We can do this via the hashed_shingles()
feature extractor from the alis.feature_extraction
library.
from alis.feature_extraction import hashed_shingles
print(hashed_shingles(input_text, k=5, n=10))
{1, 643, 259, 262, 8, 651, 780, 531, 659, 19, 147, 158, 802, 932, 808, 427, 817, 51, 565, 311, 317, 450, 708, 838, 588, 849, 466, 83, 86, 857, 350, 226, 483, 360, 1002, 1004, 497, 245, 254}
Here, k
denotes the \(k\)-shingle, and n
represents the resulting bucket size \(2^n - 1\). The larger our choice for \(n\), the larger the storage requirement, but lesser collisions will be experienced.

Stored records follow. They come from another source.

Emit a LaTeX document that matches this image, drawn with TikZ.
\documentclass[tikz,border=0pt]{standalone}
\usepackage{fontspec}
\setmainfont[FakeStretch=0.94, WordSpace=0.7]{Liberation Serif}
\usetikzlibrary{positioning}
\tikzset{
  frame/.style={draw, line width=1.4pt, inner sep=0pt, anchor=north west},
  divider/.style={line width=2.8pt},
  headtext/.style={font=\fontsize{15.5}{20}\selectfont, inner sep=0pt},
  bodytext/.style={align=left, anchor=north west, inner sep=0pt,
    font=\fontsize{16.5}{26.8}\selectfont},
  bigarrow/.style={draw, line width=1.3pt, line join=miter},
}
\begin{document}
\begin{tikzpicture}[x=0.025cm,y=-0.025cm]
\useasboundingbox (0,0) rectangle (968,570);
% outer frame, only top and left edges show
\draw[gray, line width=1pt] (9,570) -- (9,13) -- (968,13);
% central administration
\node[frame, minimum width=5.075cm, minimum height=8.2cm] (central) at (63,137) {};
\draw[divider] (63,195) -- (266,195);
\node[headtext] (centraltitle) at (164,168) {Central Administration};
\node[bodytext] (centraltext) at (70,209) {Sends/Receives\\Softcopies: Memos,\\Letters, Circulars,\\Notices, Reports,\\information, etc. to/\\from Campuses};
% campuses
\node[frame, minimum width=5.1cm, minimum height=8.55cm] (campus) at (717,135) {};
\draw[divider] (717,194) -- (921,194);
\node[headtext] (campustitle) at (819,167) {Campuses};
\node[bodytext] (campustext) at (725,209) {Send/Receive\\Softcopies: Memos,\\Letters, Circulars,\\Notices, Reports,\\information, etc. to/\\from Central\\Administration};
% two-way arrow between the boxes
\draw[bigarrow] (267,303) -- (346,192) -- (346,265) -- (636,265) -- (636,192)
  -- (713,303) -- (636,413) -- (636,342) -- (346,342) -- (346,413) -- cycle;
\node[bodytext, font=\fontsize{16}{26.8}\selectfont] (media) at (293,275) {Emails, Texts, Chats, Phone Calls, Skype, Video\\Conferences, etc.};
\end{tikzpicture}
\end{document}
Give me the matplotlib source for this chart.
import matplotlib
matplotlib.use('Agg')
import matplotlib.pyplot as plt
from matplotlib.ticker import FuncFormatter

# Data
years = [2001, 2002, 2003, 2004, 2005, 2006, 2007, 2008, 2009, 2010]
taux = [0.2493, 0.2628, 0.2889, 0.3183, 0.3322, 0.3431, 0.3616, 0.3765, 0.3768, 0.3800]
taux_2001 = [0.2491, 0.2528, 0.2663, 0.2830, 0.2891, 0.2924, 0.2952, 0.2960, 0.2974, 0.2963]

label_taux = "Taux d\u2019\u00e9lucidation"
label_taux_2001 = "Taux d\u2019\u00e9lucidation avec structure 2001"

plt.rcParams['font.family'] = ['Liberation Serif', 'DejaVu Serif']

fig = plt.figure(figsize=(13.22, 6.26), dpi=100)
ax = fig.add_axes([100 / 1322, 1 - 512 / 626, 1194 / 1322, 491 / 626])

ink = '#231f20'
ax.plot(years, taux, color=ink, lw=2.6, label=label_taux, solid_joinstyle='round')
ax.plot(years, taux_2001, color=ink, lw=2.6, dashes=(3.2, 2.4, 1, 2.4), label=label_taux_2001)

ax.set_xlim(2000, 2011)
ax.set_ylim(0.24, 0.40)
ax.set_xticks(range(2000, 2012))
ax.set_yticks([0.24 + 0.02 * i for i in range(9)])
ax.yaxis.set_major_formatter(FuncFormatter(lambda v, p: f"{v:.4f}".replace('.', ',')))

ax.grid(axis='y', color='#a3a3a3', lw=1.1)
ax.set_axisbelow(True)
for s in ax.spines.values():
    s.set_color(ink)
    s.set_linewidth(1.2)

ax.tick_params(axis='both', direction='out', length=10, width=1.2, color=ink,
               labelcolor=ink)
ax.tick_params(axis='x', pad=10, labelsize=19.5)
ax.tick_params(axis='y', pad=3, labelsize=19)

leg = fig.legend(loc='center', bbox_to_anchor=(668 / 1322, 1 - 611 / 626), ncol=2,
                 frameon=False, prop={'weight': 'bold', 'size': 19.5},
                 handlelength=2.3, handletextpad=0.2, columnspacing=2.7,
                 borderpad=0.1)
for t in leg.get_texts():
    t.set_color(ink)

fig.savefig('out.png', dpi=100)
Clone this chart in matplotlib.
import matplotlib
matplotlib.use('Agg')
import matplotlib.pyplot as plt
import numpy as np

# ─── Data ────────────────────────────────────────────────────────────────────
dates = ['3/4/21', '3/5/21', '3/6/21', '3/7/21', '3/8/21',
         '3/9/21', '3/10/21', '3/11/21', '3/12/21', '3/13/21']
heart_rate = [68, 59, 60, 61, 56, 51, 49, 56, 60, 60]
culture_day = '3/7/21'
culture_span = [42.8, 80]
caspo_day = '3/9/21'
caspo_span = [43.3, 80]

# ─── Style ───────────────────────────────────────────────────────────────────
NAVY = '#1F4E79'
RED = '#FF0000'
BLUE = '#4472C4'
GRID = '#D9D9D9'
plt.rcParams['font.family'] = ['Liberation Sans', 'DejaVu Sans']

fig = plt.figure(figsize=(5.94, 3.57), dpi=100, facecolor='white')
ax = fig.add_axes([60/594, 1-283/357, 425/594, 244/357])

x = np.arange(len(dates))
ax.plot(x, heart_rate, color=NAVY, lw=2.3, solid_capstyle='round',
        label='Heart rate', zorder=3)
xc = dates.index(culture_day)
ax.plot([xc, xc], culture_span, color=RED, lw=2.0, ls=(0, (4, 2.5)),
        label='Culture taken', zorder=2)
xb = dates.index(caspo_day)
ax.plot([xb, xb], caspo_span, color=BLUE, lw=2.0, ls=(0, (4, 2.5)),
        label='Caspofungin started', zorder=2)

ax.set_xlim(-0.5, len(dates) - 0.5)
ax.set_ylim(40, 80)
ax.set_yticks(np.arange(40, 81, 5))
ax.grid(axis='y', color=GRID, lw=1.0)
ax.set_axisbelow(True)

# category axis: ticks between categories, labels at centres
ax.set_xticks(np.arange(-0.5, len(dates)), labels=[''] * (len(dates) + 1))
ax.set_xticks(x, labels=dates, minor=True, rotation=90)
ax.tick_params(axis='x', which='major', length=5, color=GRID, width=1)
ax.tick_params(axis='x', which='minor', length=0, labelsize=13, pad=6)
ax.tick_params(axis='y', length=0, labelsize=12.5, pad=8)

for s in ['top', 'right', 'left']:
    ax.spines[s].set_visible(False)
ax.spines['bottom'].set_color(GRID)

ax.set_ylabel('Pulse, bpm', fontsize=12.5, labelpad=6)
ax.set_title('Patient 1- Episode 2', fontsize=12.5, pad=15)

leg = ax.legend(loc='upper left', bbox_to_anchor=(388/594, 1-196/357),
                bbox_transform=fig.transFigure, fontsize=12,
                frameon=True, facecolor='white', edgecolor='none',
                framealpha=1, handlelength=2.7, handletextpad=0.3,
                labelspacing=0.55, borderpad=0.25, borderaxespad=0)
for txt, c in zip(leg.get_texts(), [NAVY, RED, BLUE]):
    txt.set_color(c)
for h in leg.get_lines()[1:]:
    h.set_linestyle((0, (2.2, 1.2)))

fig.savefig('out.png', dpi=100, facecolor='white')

Shingles Build from Words#
Another way to define shingles is to exploit some property in the document that allows us to focus an interesting property of the document. For instance, we can define a shingle to be a stop word followed by the next two words, regardless of whether they were stop words or not. This not only reduces the storage space required for us to store a given particular document, but allows us to focus on the important parts of the document.
This allows us for example to distinguish important parts of news articles as compared to let’s say those that appear as an advertisement in a web page. This biases the set of shingles extracted in favor of the article and differentiates it with the surrounding material, which make our Jaccard similarity operation perform better and focus on the article itself rather than some advertisement or surrounding material.
We can extract the word shingles from a given string of text using the word_shingles()
and hashed_word_shingles()
from the alis.feature_extraction
library. Here, we may optionally input a collection of stop_words
. We then define a shingle to be a stop word followed by the next k-1
words regardless of whether the next words were stop words or not.
from alis.feature_extraction import word_shingles, hashed_word_shingles
word_shingles
extracts the next k-1
words given that the first word encountered is a stop word.
print(word_shingles(input_text.lower(), 3, stop_words=None))
{'over the lazy', 'the lazy dog', 'the quick brown'}
We may use hashed_word_shingles
to extract the shingles in hashed representation form.
print(hashed_word_shingles(input_text.lower(), 3, 32, stop_words=None))
{1785721545, 2800494314, 331608684}
Exercises#
For the exercises, let’s consider an excerpt from Pablo Neruda’s poem I Do Not Love You Except Because I Love You
I do not love you except because I love you;
I go from loving to not loving you,
From waiting to not waiting for you
My heart moves from cold to fire.
Exercise 1#
Treat each newline character as a single space, then extract the \(5\)-shingle of this excerpt. Compute for both the non-hashed and hashed shingle representation of the excerpt.
Exercise 2#
Perform a preprocessing step of case normalization and removal of special characters then scan each line in the poem separately. Extract the \(3\)-word shingle of this excerpt. Solve for both the non-hashed and hashed word shingle representation of the excerpt.